On the 18th, the Financial Times (FT), citing an analysis of data from the International Energy Agency (IEA) and others, estimated China’s oil stockpiles at more than 1.5 billion barrels. Research firm Gavekal puts the figure at over 2 billion barrels—about five times the holdings of the United States, the world’s second-largest holder of strategic reserves (415 million barrels). Bernstein Research, a global market-research firm, said that “with just 1.4 billion barrels, China could replace crude imports for 112 days.”
The IEA said on the 12th that its 32 member countries agreed to supply a total of 400 million barrels of emergency reserves to the market. The United States will release about half of that, or 172 million barrels. South Korea will release 22.46 million barrels.
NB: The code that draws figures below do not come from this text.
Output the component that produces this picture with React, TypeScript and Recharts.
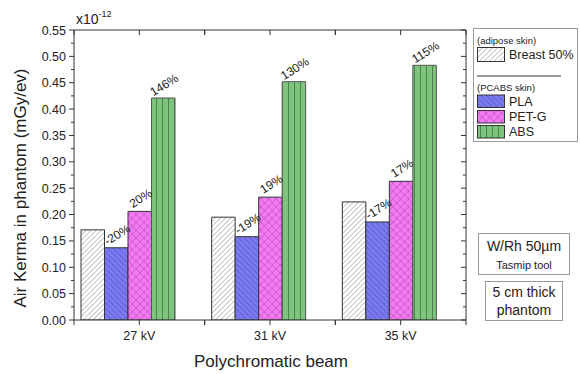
import React from "react";
import { BarChart, Bar, XAxis, YAxis, LabelList } from "recharts";

const categories = ["27 kV", "31 kV", "35 kV"];
const breast = [0.171, 0.195, 0.224];
const pla = [0.137, 0.158, 0.186];
const petg = [0.206, 0.233, 0.263];
const abs = [0.421, 0.452, 0.483];
const plaLabels = ["-20%", "-19%", "-17%"];
const petgLabels = ["20%", "19%", "17%"];
const absLabels = ["146%", "130%", "115%"];
const yTickValues = [0, 0.025, 0.05, 0.075, 0.1, 0.125, 0.15, 0.175, 0.2, 0.225, 0.25, 0.275, 0.3, 0.325, 0.35, 0.375, 0.4, 0.425, 0.45, 0.475, 0.5, 0.525, 0.55];

const data = categories.map((c, i) => ({
  cat: c,
  breast: breast[i],
  pla: pla[i],
  petg: petg[i],
  abs: abs[i],
  spacer: null,
  plaLbl: plaLabels[i],
  petgLbl: petgLabels[i],
  absLbl: absLabels[i],
}));

const W = 580;
const H = 374;
const LEFT = 74;
const RIGHT = 114;
const TOP = 30;
const BOTTOM = 54;
const BAND = (W - LEFT - RIGHT) / categories.length;
const FONT = "'Liberation Sans', Arial, sans-serif";
const AX = "#333";

const isMajor = (v: number) => Math.round(v * 1000) % 50 === 0;

const BottomTick = (props: any) => {
  const { x, y, payload } = props;
  const h = BAND / 2;
  return (
    <g>
      {[x - h, x, x + h].map((xx: number, k: number) => (
        <line key={k} x1={xx} x2={xx} y1={y} y2={y + 5} stroke={AX} strokeWidth={1} />
      ))}
      <text x={x} y={y + 19.5} textAnchor="middle" fontSize={12.5} fontFamily={FONT} fill="#222">
        {payload.value}
      </text>
    </g>
  );
};

const TopTick = (props: any) => {
  const { x, y } = props;
  const h = BAND / 2;
  return (
    <g>
      {[x - h, x, x + h].map((xx: number, k: number) => (
        <line key={k} x1={xx} x2={xx} y1={y} y2={y + 5} stroke={AX} strokeWidth={1} />
      ))}
    </g>
  );
};

const LeftTick = (props: any) => {
  const { x, y, payload } = props;
  const major = isMajor(payload.value);
  return (
    <g>
      <line x1={x} x2={x - (major ? 5 : 3)} y1={y} y2={y} stroke={AX} strokeWidth={1} />
      {major && (
        <text x={x - 8} y={y + 4.5} textAnchor="end" fontSize={12.5} fontFamily={FONT} fill="#222">
          {payload.value.toFixed(2)}
        </text>
      )}
    </g>
  );
};

const RightTick = (props: any) => {
  const { x, y, payload } = props;
  const major = isMajor(payload.value);
  return <line x1={x} x2={x - (major ? 5 : 3)} y1={y} y2={y} stroke={AX} strokeWidth={1} />;
};

const PctLabel = (props: any) => {
  const { x, y, width, value } = props;
  if (value == null) return null;
  const cx = x + width / 2 + 1;
  const cy = y - 13;
  return (
    <text
      x={cx}
      y={cy}
      transform={`rotate(-32 ${cx} ${cy})`}
      textAnchor="middle"
      dominantBaseline="central"
      fontSize={12}
      fontFamily={FONT}
      fill="#222"
    >
      {value}
    </text>
  );
};

const Patterns = () => (
  <svg width={0} height={0} style={{ position: "absolute" }}>
    <defs>
      <pattern id="pBreast" patternUnits="userSpaceOnUse" width={3.6} height={3.6} patternTransform="rotate(45)">
        <rect width={3.6} height={3.6} fill="#ffffff" />
        <line x1={0} y1={0} x2={0} y2={3.6} stroke="#8a8a8a" strokeWidth={1} />
      </pattern>
      <pattern id="pPla" patternUnits="userSpaceOnUse" width={4} height={4} patternTransform="rotate(-45)">
        <rect width={4} height={4} fill="#7a7af2" />
        <line x1={0} y1={0} x2={0} y2={4} stroke="#3e3e9e" strokeWidth={0.8} />
      </pattern>
      <pattern id="pPetg" patternUnits="userSpaceOnUse" width={5.5} height={5.5} patternTransform="rotate(45)">
        <rect width={5.5} height={5.5} fill="#f47af4" />
        <line x1={0} y1={0} x2={0} y2={5.5} stroke="#a040a0" strokeWidth={0.8} />
        <line x1={0} y1={0} x2={5.5} y2={0} stroke="#a040a0" strokeWidth={0.8} />
      </pattern>
      <pattern id="pAbs" patternUnits="userSpaceOnUse" width={6} height={6}>
        <rect width={6} height={6} fill="#7ec47e" />
        <line x1={0.5} y1={0} x2={0.5} y2={6} stroke="#4a864a" strokeWidth={1} />
      </pattern>
    </defs>
  </svg>
);

const Overlay = () => (
  <svg width={W} height={H} style={{ position: "absolute", left: 0, top: 0, pointerEvents: "none" }} fontFamily={FONT}>
    <text x={76} y={24} fontSize={14} fill="#222">
      x10<tspan fontSize={9} dy={-7}>-12</tspan>
    </text>
    <text x={20} y={188} transform="rotate(-90 20 188)" textAnchor="middle" dominantBaseline="central" fontSize={17} fill="#222">
      Air Kerma in phantom (mGy/ev)
    </text>
    <text x={271} y={367} textAnchor="middle" fontSize={17} fill="#222">
      Polychromatic beam
    </text>
    <rect x={473.5} y={28.5} width={104} height={113} fill="#fff" stroke="#999" />
    <text x={477} y={44} fontSize={9.5} fill="#222">(adipose skin)</text>
    <rect x={477.5} y={47.5} width={27} height={14} fill="url(#pBreast)" stroke="#333" />
    <text x={509} y={59} fontSize={12.5} fill="#222">Breast 50%</text>
    <line x1={477} x2={561} y1={76} y2={76} stroke="#333" strokeWidth={1} />
    <text x={477} y={90.5} fontSize={9.5} fill="#222">(PCABS skin)</text>
    <rect x={477.5} y={95} width={27} height={12.5} fill="url(#pPla)" stroke="#333" />
    <text x={509} y={105.5} fontSize={12.5} fill="#222">PLA</text>
    <rect x={477.5} y={110.5} width={27} height={12.5} fill="url(#pPetg)" stroke="#333" />
    <text x={509} y={121} fontSize={12.5} fill="#222">PET-G</text>
    <rect x={477.5} y={125.5} width={27} height={12.5} fill="url(#pAbs)" stroke="#333" />
    <text x={509} y={136} fontSize={12.5} fill="#222">ABS</text>

    <rect x={478.5} y={233.5} width={91} height={41} fill="#fff" stroke="#999" />
    <text x={524} y={251} textAnchor="middle" fontSize={14} fill="#222">W/Rh 50µm</text>
    <text x={524} y={269} textAnchor="middle" fontSize={11} fill="#222">Tasmip tool</text>
    <rect x={485.5} y={281.5} width={77} height={39} fill="#fff" stroke="#999" />
    <text x={524} y={297} textAnchor="middle" fontSize={14} fill="#222">5 cm thick</text>
    <text x={524} y={314.5} textAnchor="middle" fontSize={14} fill="#222">phantom</text>
  </svg>
);

export default function App() {
  return (
    <div style={{ position: "absolute", left: 0, top: 0, width: W, height: H, background: "#fff" }}>
      <Patterns />
      <BarChart
        width={W}
        height={H}
        data={data}
        margin={{ top: 0, right: 0, bottom: 0, left: 0 }}
        barGap={0}
        barSize={23.5}
      >
        <XAxis
          xAxisId="b"
          dataKey="cat"
          orientation="bottom"
          height={BOTTOM}
          interval={0}
          tickLine={false}
          tickSize={0}
          tickMargin={0}
          axisLine={{ stroke: AX }}
          tick={<BottomTick />}
        />
        <XAxis
          xAxisId="t"
          dataKey="cat"
          orientation="top"
          height={TOP}
          interval={0}
          tickLine={false}
          tickSize={0}
          tickMargin={0}
          axisLine={{ stroke: AX }}
          tick={<TopTick />}
        />
        <YAxis
          yAxisId="l"
          type="number"
          width={LEFT}
          domain={[0, 0.55]}
          ticks={yTickValues}
          interval={0}
          allowDataOverflow
          tickLine={false}
          tickSize={0}
          tickMargin={0}
          axisLine={{ stroke: AX }}
          tick={<LeftTick />}
        />
        <YAxis
          yAxisId="r"
          orientation="right"
          type="number"
          width={RIGHT}
          domain={[0, 0.55]}
          ticks={yTickValues}
          interval={0}
          allowDataOverflow
          tickLine={false}
          tickSize={0}
          tickMargin={0}
          axisLine={{ stroke: AX }}
          tick={<RightTick />}
        />
        <Bar xAxisId="b" yAxisId="l" dataKey="breast" fill="url(#pBreast)" stroke="#333" strokeWidth={1} isAnimationActive={false} />
        <Bar xAxisId="b" yAxisId="l" dataKey="pla" fill="url(#pPla)" stroke="#333" strokeWidth={1} isAnimationActive={false}>
          <LabelList dataKey="plaLbl" content={<PctLabel />} />
        </Bar>
        <Bar xAxisId="b" yAxisId="l" dataKey="petg" fill="url(#pPetg)" stroke="#333" strokeWidth={1} isAnimationActive={false}>
          <LabelList dataKey="petgLbl" content={<PctLabel />} />
        </Bar>
        <Bar xAxisId="b" yAxisId="l" dataKey="abs" fill="url(#pAbs)" stroke="#555" strokeWidth={1} isAnimationActive={false}>
          <LabelList dataKey="absLbl" content={<PctLabel />} />
        </Bar>
        <Bar xAxisId="b" yAxisId="l" dataKey="spacer" fill="none" isAnimationActive={false} />
      </BarChart>
      <Overlay />
    </div>
  );
}
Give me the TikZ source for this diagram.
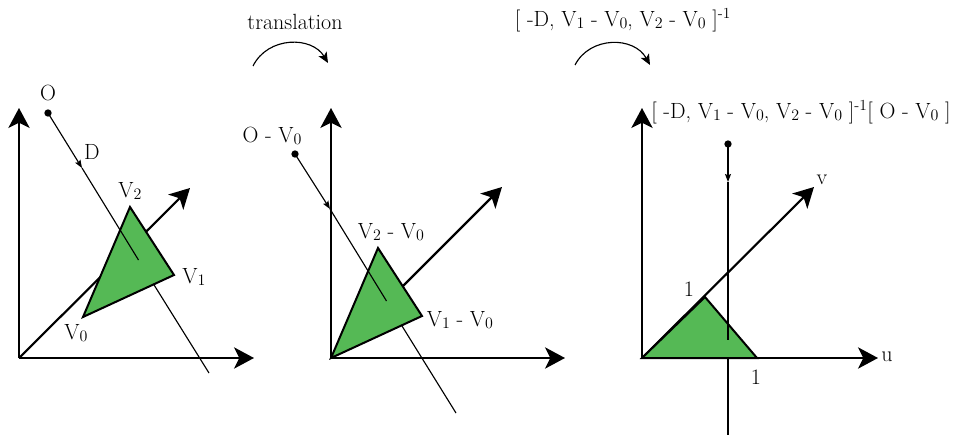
\documentclass[tikz,border=0pt]{standalone}
\usepackage{tikz}
\usetikzlibrary{arrows.meta,positioning,calc}
\definecolor{trigreen}{RGB}{85,185,85}
\newcommand{\ix}[1]{\raisebox{-0.25ex}{\fontsize{12}{13}\selectfont #1}}
\tikzset{
  axis/.style={-{Stealth[length=15pt,width=16pt,inset=4pt]},line width=1.6pt},
  tri/.style={draw,fill=trigreen,line width=1.5pt,line join=miter},
  ray/.style={line width=0.85pt},
  raymark/.style={ray,-{Stealth[length=6pt,width=4.5pt,inset=1pt]}},
  turn/.style={line width=0.85pt,-{Stealth[length=8pt,width=7pt,inset=2pt]}},
  lbl/.style={inner sep=0pt,font=\fontsize{16.5}{20}\selectfont},
  dot/.style={circle,fill,inner sep=0pt,minimum size=5.5pt},
}
\begin{document}
\begin{tikzpicture}[x=0.75pt,y=-0.75pt]
  \useasboundingbox (0,0) rectangle (961,435);
  % panel 1: world space
  \coordinate (A0) at (19,358);
  \coordinate (Ax) at (254,358);
  \coordinate (Ay) at (19,108);
  \coordinate (Ad) at (190,188);
  \coordinate (P0) at (83,317);
  \coordinate (P1) at (174,275);
  \coordinate (P2) at (130,207);
  \coordinate (Rm) at (82,168);
  \coordinate (Rh) at (138.5,260);
  \coordinate (Re) at (209,373);
  \draw[axis] (A0) -- (Ax);
  \draw[axis] (A0) -- (Ay);
  \draw[axis] (A0) -- (Ad);
  \draw[ray] (Rh) -- (Re);
  \filldraw[tri] (P0) -- (P1) -- (P2) -- cycle;
  \node[dot] (Ro) at (48,113) {};
  \draw[raymark] (Ro.center) -- (Rm);
  \draw[ray] (Rm) -- (Rh);
  \node[lbl] (lO)  at (48,93)  {O};
  \node[lbl] (lD)  at (92,152) {D};
  \node[lbl] (lV2) at (130,191) {V\ix{2}};
  \node[lbl] (lV1) at (194,277) {V\ix{1}};
  \node[lbl] (lV0) at (76,333)  {V\ix{0}};

  % panel 2: translated
  \coordinate (B0) at (331,358);
  \coordinate (Bx) at (565,358);
  \coordinate (By) at (331,108);
  \coordinate (Bd) at (502,187);
  \coordinate (Q1) at (422,316);
  \coordinate (Q2) at (378,248);
  \coordinate (Sm) at (330,209);
  \coordinate (Sh) at (386.5,301);
  \coordinate (Se) at (456,413);
  \draw[axis] (B0) -- (Bx);
  \draw[axis] (B0) -- (By);
  \draw[axis] (B0) -- (Bd);
  \draw[ray] (Sh) -- (Se);
  \filldraw[tri] (B0) -- (Q1) -- (Q2) -- cycle;
  \node[dot] (So) at (295,154) {};
  \draw[raymark] (So.center) -- (Sm);
  \draw[ray] (Sm) -- (Sh);
  \node[lbl] (lOV) at (272,136) {O - V\ix{0}};
  \node[lbl] (lQ2) at (391,232) {V\ix{2} - V\ix{0}};
  \node[lbl] (lQ1) at (460,320) {V\ix{1} - V\ix{0}};

  % panel 3: barycentric space
  \coordinate (C0) at (642,358);
  \coordinate (Cx) at (878,358);
  \coordinate (Cy) at (642,108);
  \coordinate (Cd) at (814,187);
  \coordinate (U1) at (757,358);
  \coordinate (V1) at (705,297);
  \coordinate (Tm) at (728,182);
  \coordinate (Th) at (728,340);
  \coordinate (Te) at (728,435);
  \draw[axis] (C0) -- (Cx);
  \draw[axis] (C0) -- (Cy);
  \draw[axis] (C0) -- (Cd);
  \draw[ray] (Th) -- (Te);
  \filldraw[tri] (C0) -- (U1) -- (V1) -- cycle;
  \node[dot] (To) at (728,144) {};
  \draw[raymark] (To.center) -- (Tm);
  \draw[ray] (Tm) -- (Th);
  \node[lbl] (lu)  at (887,357) {u};
  \node[lbl] (lv)  at (822,180) {v};
  \node[lbl] (l1v) at (689,289) {1};
  \node[lbl] (l1u) at (756,377) {1};
  \node[lbl,anchor=west] (lT) at (651,112)
    {[ -D, V\ix{1} - V\ix{0}, V\ix{2} - V\ix{0} ]\textsuperscript{-1}[ O - V\ix{0} ]};

  % transforms
  \node[lbl] (tr1) at (295,22) {translation};
  \coordinate (t1a) at (253,66);
  \coordinate (t1b) at (328,63);
  \draw[turn] (t1a) .. controls (268,36) and (312,36) .. (t1b);
  \node[lbl] (tr2) at (623,20)
    {[ -D, V\ix{1} - V\ix{0}, V\ix{2} - V\ix{0} ]\textsuperscript{-1}};
  \coordinate (t2a) at (575,65);
  \coordinate (t2b) at (650,65);
  \draw[turn] (t2a) .. controls (590,36) and (634,36) .. (t2b);
\end{tikzpicture}
\end{document}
China is not an IEA member and therefore will not release reserves.
Some analysts say China increased its stockpiles in advance in anticipation of a war between the United States and Iran. FT reported, “According to Chinese customs data, China boosted crude imports by 16% year on year in January and February even though the increase was not supported by rising domestic demand.”

Last year, the Chinese government set this year’s resource stockpiling budget at 110.68 billion yuan (about KRW 23.9079 trillion), up 8.1% from the previous year. Andrea Ghiselli, a professor at the University of Exeter in the U.K., said, “China could not have predicted the exact date of a U.S. and Israeli strike on Iran, but it seems to have anticipated to some extent what would happen.”
According to Reuters, the Chinese government on the 11th instructed domestic companies to immediately halt exports of petroleum products as well. Clyde Russell, Reuters’ Asia commodities columnist, said, “China can argue that securing crude in an uncertain environment is a prudent precaution,” but added that “its reluctance to release massive oil stockpiles is an effort to reap huge profits by exporting refined fuels to a desperate Asian market.”
As crude supplies tighten, China is responding by controlling exports of oil-related products and raw materials to curb demand rather than releasing reserves. Early in the war, China was the first in the world to declare export controls on petrochemical products. It is also tightening export controls on fertilizer-related raw materials. The Strait of Hormuz accounts for one-third of global seaborne trade volume in fertilizer inputs as well. China is the world’s largest producer of ammonium phosphate, a nitrogen-and-phosphorus compound fertilizer made through the chemical reaction of phosphoric acid and ammonia.
Reuters reported that the Chinese government has not issued a single export permit for urea this year, a step aimed at securing domestic supply ahead of the spring planting season. Some analyses say the government expanded export controls amid recent global supply jitters. Last week, the Chinese government released state-held fertilizer stockpiles onto the domestic market. The China Nitrogen Fertilizer Industry Association said, “If the conflict in the Middle East is prolonged, global urea output could decline, but China is expected to achieve a record production target of 76.5 million t this year.”